The focus shifts from inputs to outcomes.
Clients pay for commercial impact rather than effort.
The agency benefits from efficiency rather than being punished by it.
2. The AI Concierge Subscription
Project-based revenue has always created uncertainty.
AI creates an opportunity to establish ongoing strategic relationships.
Rather than delivering campaigns and moving on, agencies can continuously optimise performance, monitor market sentiment, refine creative output and guide brand evolution.
The agency becomes embedded within the client's operating model.
Not a supplier.
A partner.
3. Licensing Proprietary Products
Many agencies possess something far more valuable than their services.
Knowledge.
Data.
Patterns.
Experience.
The next evolution is packaging those assets into proprietary tools, frameworks and AI-powered solutions that clients can license.
The agency no longer sells effort.
It sells intellectual property.
4. Modular Outcome-Based Services
Clients increasingly want clarity.
They want predictable deliverables, predictable timelines and predictable outcomes.
Packaging expertise into repeatable products allows agencies to create scalable offers with clearly defined commercial value.
The result is stronger positioning and often stronger margins.
5. The Architect Model
Businesses are rapidly deploying AI tools across every department.
Marketing.
Sales.
Customer service.
Operations.
The challenge is ensuring consistency.
Someone needs to oversee the ecosystem.
Someone needs to ensure the brand remains coherent.
Someone needs to establish governance and standards.
Increasingly, that someone could be the agency.
6. Data-as-a-Service
Most agencies are sitting on years of campaign performance data.
Very few are monetising it.
When historical performance data is combined with AI, agencies can begin offering predictive insight rather than retrospective reporting.
Helping clients understand what is likely to work before the budget is committed creates an entirely different value proposition.
7. Human-in-the-Loop Verification
As AI-generated content becomes ubiquitous, trust becomes increasingly valuable.
Brands will continue to need people who understand nuance, context, culture and ethics.
Human judgment becomes the final layer of quality control.
Ironically, the more AI-generated content exists, the more valuable genuinely human oversight becomes.
Why This Could Be Good News for Junior Talent
At first glance, AI appears to threaten junior roles.
In reality, it may transform them.
Historically, juniors were hired to produce.
Tomorrow, they may be hired to supervise, analyse, evaluate and improve.
The role shifts from maker to manager.
From executor to curator.
From labour to leverage.
The skills become different, but the need for talented people doesn't disappear.
In many ways, it becomes more important.
Because while AI can generate outputs, it still struggles with judgment, empathy, taste and context.
Those remain fundamentally human capabilities.
What Agency Leaders Should Do Next
The agencies that navigate this transition successfully won't wait for perfect clarity.
They will experiment.
They will test.
They will evolve.
Start by identifying where AI is already replacing low-value activity inside your business.
Challenge existing pricing models.
Redefine what junior talent means in an AI-enabled agency.
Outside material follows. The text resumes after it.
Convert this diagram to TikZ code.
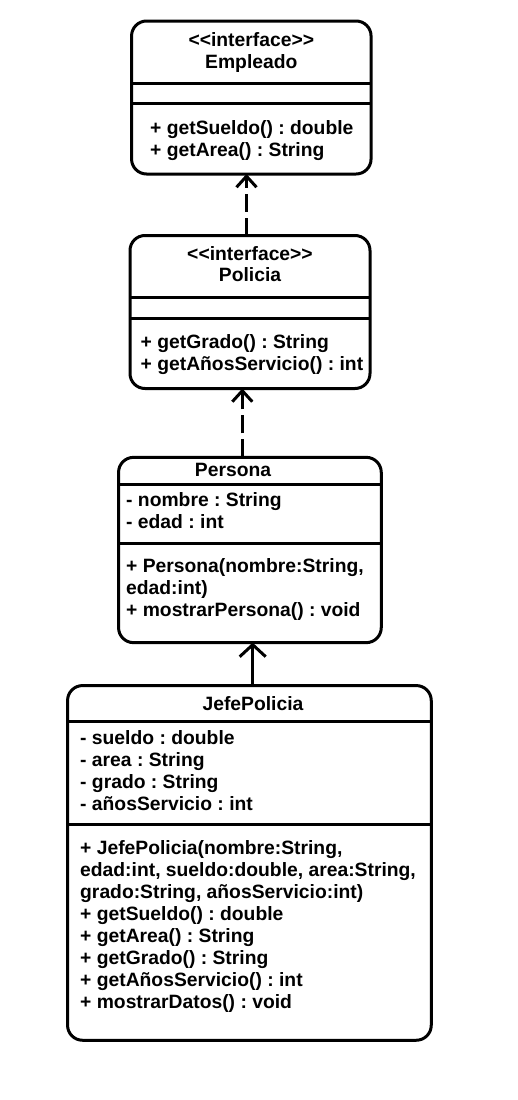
\documentclass[tikz,border=0pt]{standalone}
\usepackage{fontspec}
\setmainfont{Liberation Sans}[Ligatures=TeXOff]
\frenchspacing
\usepackage{tikz}
\usetikzlibrary{calc,arrows.meta,positioning}

\begin{document}
\begin{tikzpicture}[x=1pt,y=-1pt,
    font=\fontsize{19.3}{22}\selectfont\bfseries,
    classbox/.style={draw,line width=3pt,rounded corners=15pt,inner sep=0pt,outer sep=0pt},
    sepline/.style={line width=3pt},
    member/.style={anchor=base west,inner sep=0pt},
    cname/.style={anchor=base,inner sep=0pt},
    realizes/.style={line width=3pt,dash pattern=on 18pt off 6pt,-{Straight Barb[length=11pt,width=20pt]}},
    extends/.style={line width=3pt,-{Straight Barb[length=12pt,width=26pt]}}]

    \useasboundingbox (0,0) rectangle (518,1100);

    % the boxes
    \node[classbox,minimum width=239.5pt,minimum height=153pt]   (empleado) at (251.3,97.5) {};
    \node[classbox,minimum width=240pt,minimum height=153pt]     (policia)  at (250,312) {};
    \node[classbox,minimum width=262.7pt,minimum height=185.3pt] (persona)  at (249.9,550) {};
    \node[classbox,minimum width=363.7pt,minimum height=354.7pt] (jefe)     at (249.4,862.9) {};

    % compartments
    \draw[sepline] ($(empleado.north west)+(0,62)$) -- ($(empleado.north east)+(0,62)$);
    \draw[sepline] ($(empleado.north west)+(0,82)$) -- ($(empleado.north east)+(0,82)$);
    \draw[sepline] ($(policia.north west)+(0,61.5)$) -- ($(policia.north east)+(0,61.5)$);
    \draw[sepline] ($(policia.north west)+(0,82.5)$) -- ($(policia.north east)+(0,82.5)$);
    \draw[sepline] ($(persona.north west)+(0,26.8)$) -- ($(persona.north east)+(0,26.8)$);
    \draw[sepline] ($(persona.north west)+(0,85.8)$) -- ($(persona.north east)+(0,85.8)$);
    \draw[sepline] ($(jefe.north west)+(0,36.2)$) -- ($(jefe.north east)+(0,36.2)$);
    \draw[sepline] ($(jefe.north west)+(0,138.8)$) -- ($(jefe.north east)+(0,138.8)$);

    % Empleado
    \node[cname] (empleadoStereo) at (251.3,46) {<<interface>>};
    \node[cname] (empleadoName)   at (251.3,68) {Empleado};
    \node[member] (empleadoM1) at (150,134) {+ getSueldo() : double};
    \node[member] (empleadoM2) at (150,156) {+ getArea() : String};

    % Policia
    \node[cname] (policiaStereo) at (250,260.7) {<<interface>>};
    \node[cname] (policiaName)   at (250,281.7) {Policia};
    \node[member] (policiaM1) at (140.5,348.3) {+ getGrado() : String};
    \node[member] (policiaM2) at (140.5,370.5) {+ getAñosServicio() : int};

    % Persona
    \node[cname] (personaName) at (233,476.7) {Persona};
    \node[member] (personaA1) at (126,506) {- nombre : String};
    \node[member] (personaA2) at (126,528) {- edad : int};
    \node[member] (personaM1) at (126,572.3) {+ Persona(nombre:String,};
    \node[member] (personaM2) at (126,594.3) {edad:int)};
    \node[member] (personaM3) at (126,616.3) {+ mostrarPersona() : void};

    % JefePolicia
    \node[cname] (jefeName) at (253,710.7) {JefePolicia};
    \node[member] (jefeA1) at (80,744) {- sueldo : double};
    \node[member] (jefeA2) at (80,766) {- area : String};
    \node[member] (jefeA3) at (80,788) {- grado : String};
    \node[member] (jefeA4) at (80,810) {- añosServicio : int};
    \node[member] (jefeM1) at (80,854) {+ JefePolicia(nombre:String,};
    \node[member] (jefeM2) at (80,876) {edad:int, sueldo:double, area:String,};
    \node[member] (jefeM3) at (80,898) {grado:String, añosServicio:int)};
    \node[member] (jefeM4) at (80,920) {+ getSueldo() : double};
    \node[member] (jefeM5) at (80,942) {+ getArea() : String};
    \node[member] (jefeM6) at (80,964) {+ getGrado() : String};
    \node[member] (jefeM7) at (80,986) {+ getAñosServicio() : int};
    \node[member] (jefeM8) at (80,1008) {+ mostrarDatos() : void};

    % relations
    \draw[realizes] ($(policia.north)+(-3.5,0)$) coordinate (r1) -- (r1 |- empleado.south);
    \draw[realizes] ($(persona.north)+(-7.6,0)$) coordinate (r2) -- (r2 |- policia.south);
    \draw[extends]  ($(jefe.north)+(3.3,0)$) coordinate (g1) -- (g1 |- persona.south);
\end{tikzpicture}
\end{document}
Create space for experimentation.
Invest in proprietary assets.
Explore outcome-based pricing.
And most importantly, stop viewing AI purely as a cost-reduction tool.
The agencies that win won't be the ones that cut deepest.
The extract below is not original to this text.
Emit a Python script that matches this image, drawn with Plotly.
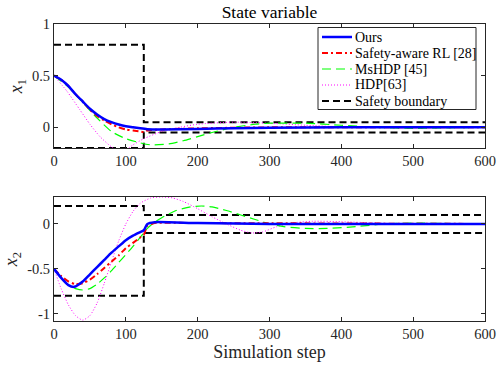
import plotly.graph_objects as go
from plotly.subplots import make_subplots

# --- x1 (top panel) ---
ours_t1 = [0, 10, 20, 30, 40, 50, 60, 70, 80, 90, 100, 110, 120, 130, 150, 200, 250, 300, 400, 600]
ours_x1 = [0.5, 0.46, 0.40, 0.32, 0.25, 0.18, 0.125, 0.08, 0.05, 0.027, 0.01, 0.0, -0.01, -0.018, -0.02, -0.015, -0.01, -0.005, 0.0, 0.0]

rl_t1 = [0, 10, 20, 30, 40, 50, 60, 70, 80, 90, 100, 110, 120, 125, 130, 150, 200, 300, 600]
rl_x1 = [0.5, 0.46, 0.40, 0.32, 0.25, 0.17, 0.11, 0.065, 0.03, 0.0, -0.02, -0.03, -0.04, -0.045, -0.03, -0.02, -0.01, 0.0, 0.0]

ms_t1 = [0, 20, 40, 60, 80, 100, 120, 135, 160, 180, 200, 220, 250, 280, 300, 350, 400, 450, 500, 550, 600]
ms_x1 = [0.5, 0.39, 0.24, 0.09, -0.04, -0.11, -0.15, -0.17, -0.16, -0.13, -0.09, -0.05, 0.0, 0.03, 0.04, 0.04, 0.02, 0.0, -0.01, -0.005, 0.0]

hdp_t1 = [0, 18, 36, 50, 64, 80, 90, 100, 110, 125, 150, 175, 200, 250, 300, 350, 400, 500, 600]
hdp_x1 = [0.5, 0.35, 0.17, 0.03, -0.09, -0.19, -0.23, -0.22, -0.17, -0.11, -0.04, 0.0, 0.03, 0.05, 0.04, 0.02, 0.005, 0.0, 0.0]

# --- x2 (bottom panel) ---
ours_t2 = [0, 10, 20, 28, 40, 50, 60, 70, 80, 90, 100, 110, 120, 125, 130, 140, 200, 300, 600]
ours_x2 = [-0.5, -0.6, -0.68, -0.70, -0.64, -0.56, -0.48, -0.40, -0.32, -0.25, -0.18, -0.13, -0.09, -0.07, 0.0, 0.02, 0.01, 0.0, 0.0]

rl_t2 = [0, 10, 20, 30, 40, 50, 60, 70, 80, 90, 100, 110, 120, 125, 130, 140, 200, 600]
rl_x2 = [-0.5, -0.58, -0.64, -0.67, -0.66, -0.62, -0.56, -0.49, -0.42, -0.35, -0.27, -0.21, -0.15, -0.12, -0.02, 0.01, 0.01, 0.0]

ms_t2 = [0, 10, 20, 30, 40, 50, 60, 70, 80, 90, 100, 110, 120, 130, 140, 150, 170, 190, 205, 220, 240, 260, 280, 300, 320, 350, 380, 420, 460, 500, 550, 600]
ms_x2 = [-0.5, -0.6, -0.68, -0.72, -0.735, -0.72, -0.67, -0.6, -0.52, -0.43, -0.34, -0.25, -0.15, -0.05, 0.02, 0.07, 0.15, 0.19, 0.2, 0.19, 0.15, 0.1, 0.05, 0.0, -0.03, -0.05, -0.05, -0.03, 0.0, 0.01, 0.005, 0.0]

hdp_t2 = [0, 10, 20, 30, 40, 50, 60, 70, 80, 90, 100, 110, 120, 135, 150, 165, 180, 200, 220, 240, 260, 275, 290, 310, 330, 360, 400, 450, 500, 600]
hdp_x2 = [-0.5, -0.72, -0.9, -1.02, -1.07, -1.02, -0.88, -0.66, -0.42, -0.19, 0.0, 0.14, 0.23, 0.29, 0.30, 0.29, 0.25, 0.17, 0.08, 0.0, -0.07, -0.1, -0.09, -0.03, 0.01, 0.03, 0.025, 0.01, 0.0, 0.0]

# --- safety boundaries ---
bound_t = [0, 125, 125, 600]
x1_upper = [0.8, 0.8, 0.05, 0.05]
x1_lower = [-0.2, -0.2, -0.05, -0.05]
x2_upper = [0.2, 0.2, 0.1, 0.1]
x2_lower = [-0.8, -0.8, -0.1, -0.1]

legend_names = ["Ours", "Safety-aware RL [28]", "MsHDP [45]", "HDP[63]", "Safety boundary"]

FONT = "Liberation Serif"
AX = "#262626"
W, H = 499, 365
ML, MR, MT, MB = 54, 14, 24, 44

line_styles = [
    dict(color="#0000FF", width=2.5),
    dict(color="#FF0000", width=2, dash="6px,3px,2px,3px"),
    dict(color="#00FF00", width=1.2, dash="9px,5px"),
    dict(color="#FF00FF", width=1, dash="1px,2px"),
]
bound_style = dict(color="black", width=2, dash="7px,4px")

fig = make_subplots(rows=2, cols=1, vertical_spacing=0.165)

panels = [
    (1, [(ours_t1, ours_x1), (rl_t1, rl_x1), (ms_t1, ms_x1), (hdp_t1, hdp_x1)], x1_upper, x1_lower),
    (2, [(ours_t2, ours_x2), (rl_t2, rl_x2), (ms_t2, ms_x2), (hdp_t2, hdp_x2)], x2_upper, x2_lower),
]

for row, series, up, lo in panels:
    fig.add_trace(go.Scatter(x=bound_t, y=up, mode="lines", name=legend_names[4], line=bound_style), row=row, col=1)
    fig.add_trace(go.Scatter(x=bound_t, y=lo, mode="lines", name=legend_names[4], line=bound_style), row=row, col=1)
    # draw in reverse so "Ours" ends on top
    for (t, v), name, st in reversed(list(zip(series, legend_names, line_styles))):
        fig.add_trace(go.Scatter(x=t, y=v, mode="lines", name=name,
                                 line=dict(shape="spline", smoothing=0.6, **st)), row=row, col=1)


def px_x(p):
    return (p - ML) / (W - ML - MR)


def px_y(p):
    return (H - MB - p) / (H - MT - MB)


# legend drawn by hand (MATLAB packs entries tighter than plotly's legend allows)
fig.add_shape(type="rect", xref="paper", yref="paper",
              x0=px_x(318), x1=px_x(476), y0=px_y(109.5), y1=px_y(27.5),
              line=dict(color=AX, width=1), fillcolor="white", layer="above")
entry_y = [37, 53, 69, 85, 101]
for name, st, yy in zip(legend_names, line_styles + [bound_style], entry_y):
    fig.add_shape(type="line", xref="paper", yref="paper",
                  x0=px_x(322), x1=px_x(352), y0=px_y(yy), y1=px_y(yy),
                  line=st, layer="above")
    fig.add_annotation(text=name, xref="paper", yref="paper", x=px_x(353), y=px_y(yy),
                       xanchor="left", yanchor="middle", showarrow=False,
                       font=dict(family=FONT, size=14, color="black"))

axis_common = dict(showline=True, linecolor=AX, linewidth=1, mirror="ticks",
                   ticks="inside", ticklen=4, tickcolor=AX, showgrid=False,
                   zeroline=False, automargin=False,
                   tickfont=dict(family=FONT, size=14.5, color=AX))

fig.update_xaxes(range=[0, 600], dtick=100, **axis_common)
fig.update_xaxes(title=dict(text="Simulation step", font=dict(family=FONT, size=18, color=AX), standoff=0), row=2, col=1)
fig.update_yaxes(**axis_common)
fig.update_yaxes(range=[-0.2, 1], tickvals=[0, 0.5, 1], ticktext=["0", "0.5", "1"],
                 title=dict(text="<i>x</i><sub>1</sub>", font=dict(family=FONT, size=18, color=AX), standoff=4),
                 row=1, col=1)
fig.update_yaxes(range=[-1.08, 0.3], tickvals=[-1, -0.5, 0], ticktext=["-1", "-0.5", "0"],
                 title=dict(text="<i>x</i><sub>2</sub>", font=dict(family=FONT, size=18, color=AX), standoff=4),
                 row=2, col=1)

fig.update_layout(
    width=W, height=H,
    margin=dict(l=ML, r=MR, t=MT, b=MB, autoexpand=False),
    paper_bgcolor="white", plot_bgcolor="white",
    title=dict(text="State variable", xref="paper", x=0.5, xanchor="center",
               yref="container", y=1 - 12 / H, yanchor="middle",
               font=dict(family=FONT, size=17.5, color="black")),
    showlegend=False,
)

# the page's default 8px body margin would shift the figure out of the window
fig.write_html("out.html", config={"displayModeBar": False},
               post_script="document.body.style.margin='0';")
They'll be the ones that redesign fastest.
The Future Belongs to Architects
The agency industry has survived multiple waves of disruption.
Digital transformation.
Social media.
Mobile.
Performance marketing.
Each shift created winners and losers.
AI will be no different.
The agencies that continue selling hours will face increasing pressure.
The agencies that sell outcomes, insight, intellectual property and strategic oversight will create entirely new opportunities.
Not just for themselves.
But for the next generation of talent as well.
The goal isn't to protect the old model.
The goal is to build a better one.
Because the future agency won't be defined by how many people it employs to do the work.
It will be defined by how effectively it combines human judgment and machine capability to create value that competitors can't replicate.